Common Mistakes to Avoid 🚫
- Opening the smoker constantly — every peek drops temp and adds time
- Skipping the rest — this is the most common mistake, full stop
- Using wet wood — always use dry, seasoned wood chunks
- Slicing with the grain — tough, chewy, disappointing
- Rushing the stall — do the work, let it ride
Serving Ideas
Keep it simple. Brisket this good doesn't need much.

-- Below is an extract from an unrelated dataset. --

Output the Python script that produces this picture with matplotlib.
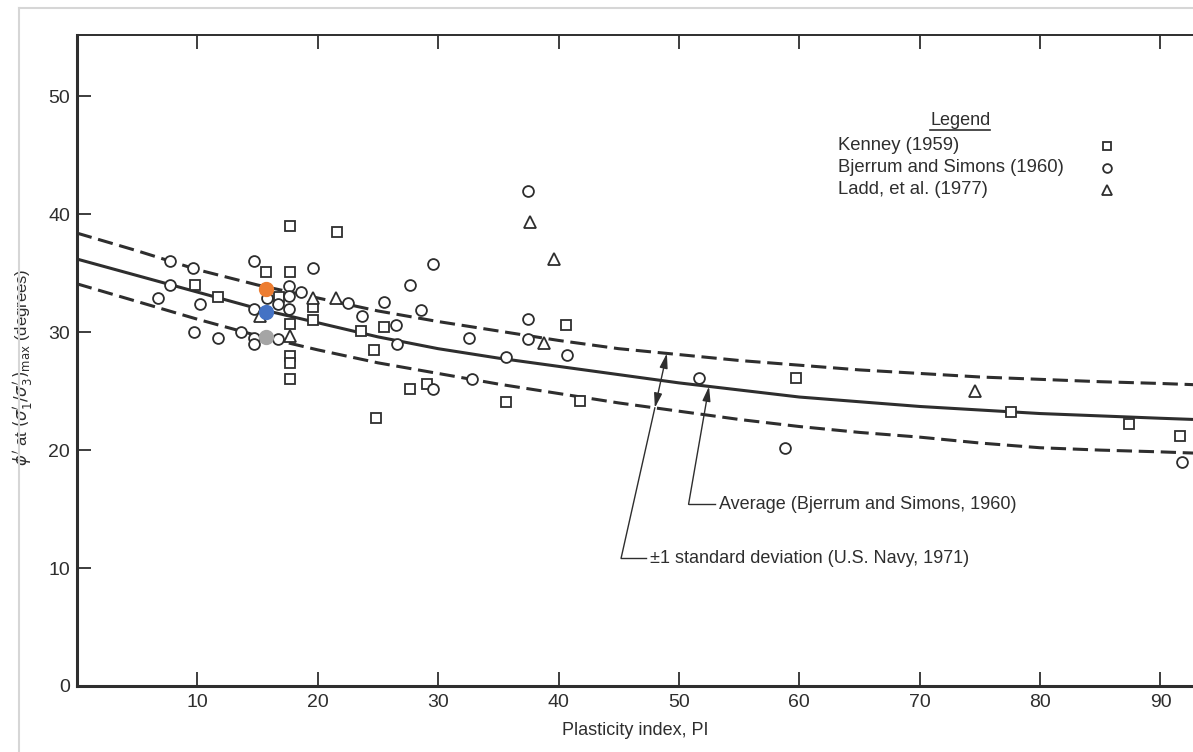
import numpy as np
import matplotlib
matplotlib.use("Agg")
import matplotlib.pyplot as plt
from matplotlib.lines import Line2D

plt.rcParams["font.family"] = ["Liberation Sans", "DejaVu Sans"]
plt.rcParams["mathtext.fontset"] = "dejavusans"

INK = "#2e2e2e"
ORANGE = "#ed7d31"
BLUE = "#4472c4"
GRAY = "#a5a5a5"

# Kenney (1959) - squares
kenney_pi = [9.8, 11.7, 15.7, 16.8, 17.7, 17.7, 17.7, 17.7, 17.7, 17.7, 19.6, 19.6, 21.6,
             23.6, 24.7, 24.8, 25.5, 27.7, 29.1, 35.6, 40.6, 41.8, 59.7, 77.6, 87.4, 91.6]
kenney_phi = [34.0, 33.0, 35.1, 33.0, 39.0, 35.1, 30.7, 28.0, 27.4, 26.0, 32.1, 31.0, 38.5,
              30.1, 28.5, 22.7, 30.4, 25.2, 25.6, 24.1, 30.6, 24.2, 26.1, 23.2, 22.2, 21.2]

# Bjerrum and Simons (1960) - circles
bjerrum_pi = [7.7, 9.6, 7.7, 6.7, 10.2, 14.7, 14.7, 15.8, 9.7, 11.7, 13.6, 14.7, 14.7,
              16.7, 16.7, 17.6, 17.6, 17.6, 18.6, 19.6, 22.5, 23.7, 25.5, 26.5, 26.6, 27.7,
              28.6, 29.6, 29.6, 32.6, 32.8, 35.6, 37.5, 37.5, 37.5, 40.7, 51.7, 58.8, 91.8]
bjerrum_phi = [36.0, 35.4, 34.0, 32.9, 32.4, 36.0, 32.0, 32.9, 30.0, 29.5, 30.0, 29.5, 29.0,
               29.4, 32.4, 33.9, 33.1, 32.0, 33.4, 35.4, 32.5, 31.4, 32.6, 30.6, 29.0, 34.0,
               31.9, 35.8, 25.2, 29.5, 26.0, 27.9, 42.0, 31.1, 29.4, 28.1, 26.1, 20.2, 19.0]

# Ladd, et al. (1977) - triangles
ladd_pi = [15.2, 17.7, 19.6, 21.5, 37.6, 39.6, 38.8, 74.6]
ladd_phi = [31.4, 29.7, 32.9, 32.9, 39.3, 36.2, 29.1, 25.0]

# highlighted points
hl_pi = [15.7, 15.7, 15.7]
hl_phi = [33.7, 31.7, 29.6]
hl_colors = [ORANGE, BLUE, GRAY]

# curves
curve_pi = [0, 5, 10, 15, 20, 25, 30, 35, 40, 45, 50, 55, 60, 65, 70, 75, 80, 85, 90, 92.7]
avg_phi = [36.2, 34.8, 33.4, 32.0, 30.8, 29.6, 28.6, 27.8, 27.1, 26.4, 25.7, 25.1, 24.5,
           24.1, 23.7, 23.4, 23.1, 22.9, 22.7, 22.6]
upper_phi = [38.4, 36.9, 35.3, 34.0, 32.9, 31.8, 30.9, 30.1, 29.3, 28.6, 28.1, 27.6, 27.2,
             26.8, 26.5, 26.2, 26.0, 25.8, 25.65, 25.55]
lower_phi = [34.1, 32.6, 31.1, 29.7, 28.5, 27.4, 26.5, 25.6, 24.8, 24.0, 23.3, 22.6, 22.0,
             21.5, 21.1, 20.6, 20.2, 20.0, 19.85, 19.75]

x_ticks = [10, 20, 30, 40, 50, 60, 70, 80, 90]
y_ticks = [0, 10, 20, 30, 40, 50]

legend_labels = ["Kenney (1959)", "Bjerrum and Simons (1960)", "Ladd, et al. (1977)"]
legend_markers = ["s", "o", "^"]

fig = plt.figure(figsize=(11.93, 7.52), dpi=100)
ax = fig.add_axes([0.0645, 0.0878, 0.9355, 0.8657])

# page border
fig.add_artist(Line2D([0.016, 0.016], [0.0, 0.989], transform=fig.transFigure,
                      color="#d6d6d6", lw=1.5))
fig.add_artist(Line2D([0.016, 1.0], [0.989, 0.989], transform=fig.transFigure,
                      color="#d6d6d6", lw=1.5))

ax.plot(curve_pi, avg_phi, color=INK, lw=2.2, solid_capstyle="butt", zorder=2)
ax.plot(curve_pi, upper_phi, color=INK, lw=2.2, linestyle=(0, (5, 2.2)), zorder=2)
ax.plot(curve_pi, lower_phi, color=INK, lw=2.2, linestyle=(0, (5, 2.2)), zorder=2)

mk = dict(linestyle="none", mfc="white", mec=INK, mew=1.3, zorder=3)
ax.plot(kenney_pi, kenney_phi, marker="s", ms=7.3, **mk)
ax.plot(bjerrum_pi, bjerrum_phi, marker="o", ms=7.8, **mk)
ax.plot(ladd_pi, ladd_phi, marker="^", ms=8.8, **mk)

for x, y, c in zip(hl_pi, hl_phi, hl_colors):
    ax.plot(x, y, marker="o", ms=10, color=c, mec=c, linestyle="none", zorder=5)

# annotations
lw_a = 1.0
arr = dict(color=INK, lw=lw_a, shrinkA=0, shrinkB=0, mutation_scale=11)

std_base = (45.2, 10.85)
std_lo = (48.0, float(np.interp(48.0, curve_pi, lower_phi)))
std_hi = (49.0, float(np.interp(49.0, curve_pi, upper_phi)))
ax.plot([std_base[0], std_lo[0]], [std_base[1], std_lo[1]], color=INK, lw=lw_a)
ax.plot([std_base[0], 47.3], [std_base[1], std_base[1]], color=INK, lw=lw_a)
ax.annotate("", xy=std_hi, xytext=std_lo,
            arrowprops=dict(arrowstyle="<|-|>,head_length=0.8,head_width=0.22", **arr))
ax.text(47.6, std_base[1], "\u00b11 standard deviation (U.S. Navy, 1971)",
        fontsize=13, color=INK, va="center", ha="left")

avg_base = (50.8, 15.4)
avg_tip = (52.5, float(np.interp(52.5, curve_pi, avg_phi)))
ax.plot([avg_base[0], 53.0], [avg_base[1], avg_base[1]], color=INK, lw=lw_a)
ax.annotate("", xy=avg_tip, xytext=avg_base,
            arrowprops=dict(arrowstyle="-|>,head_length=0.8,head_width=0.22", **arr))
ax.text(53.3, avg_base[1], "Average (Bjerrum and Simons, 1960)",
        fontsize=13, color=INK, va="center", ha="left")

# legend block
title = ax.text(0.7915, 0.869, "Legend", transform=ax.transAxes, fontsize=13,
                color=INK, ha="center", va="center")
for i, (lab, m) in enumerate(zip(legend_labels, legend_markers)):
    yy = 0.830 - i * 0.0338
    ax.text(0.6815, yy, lab, transform=ax.transAxes, fontsize=13.3, color=INK,
            ha="left", va="center")
    ax.plot(0.9225, yy, marker=m, ms=6.3 if m != "^" else 7.3, transform=ax.transAxes,
            linestyle="none", mfc="white", mec=INK, mew=1.3, clip_on=False)

ax.set_xlim(0, 92.7)
ax.set_ylim(0, 55.2)
ax.set_xticks(x_ticks)
ax.set_yticks(y_ticks)
ax.tick_params(axis="both", direction="in", length=10, width=1.3, color=INK,
               labelsize=14, labelcolor=INK)
ax.tick_params(axis="x", top=True, pad=6)
ax.tick_params(axis="y", pad=5)

ax.spines["right"].set_visible(False)
for s in ["left", "bottom"]:
    ax.spines[s].set_linewidth(2.2)
    ax.spines[s].set_color(INK)
ax.spines["top"].set_linewidth(1.4)
ax.spines["top"].set_color(INK)

ax.set_xlabel("Plasticity index, PI", fontsize=13, color=INK, labelpad=8)
ax.set_ylabel(r"$\phi'$ at $(\sigma_1'/\sigma_3')_{\rm max}$ (degrees)", fontsize=12,
              color=INK)
ax.yaxis.set_label_coords(-0.038, 0.49)

# underline for legend title
fig.canvas.draw()
bb = title.get_window_extent()
W, H = fig.bbox.width, fig.bbox.height
y_ul = (bb.y0 - 1) / H
fig.add_artist(Line2D([bb.x0 / W, bb.x1 / W], [y_ul, y_ul], transform=fig.transFigure,
                      color=INK, lw=1.2))

fig.savefig("out.png", dpi=100)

- Classic plate: sliced brisket, white bread, pickles, raw onion
- Sandwich: brioche bun, brisket, coleslaw, a drizzle of that BBQ sauce
- Tacos: corn tortillas, brisket, jalapeños, cilantro
- Meal prep: slice and refrigerate — reheats beautifully in a low oven with a splash of broth
Conclusion: Show Up for the Cook
Smoked brisket with homemade BBQ sauce isn't complicated — it just requires commitment. Trim it right. Season it well. Keep the temp steady. Trust the stall. Rest the meat. Slice against the grain. Sauce it up.
Actionable next steps:
- Order a whole packer brisket this week
- Mix the dry rub tonight — it takes 5 minutes
- Batch the BBQ sauce ahead so it's ready when the brisket is
Do the work once and you'll have a recipe people request for years. That's not hype — that's just how it goes when you build something right.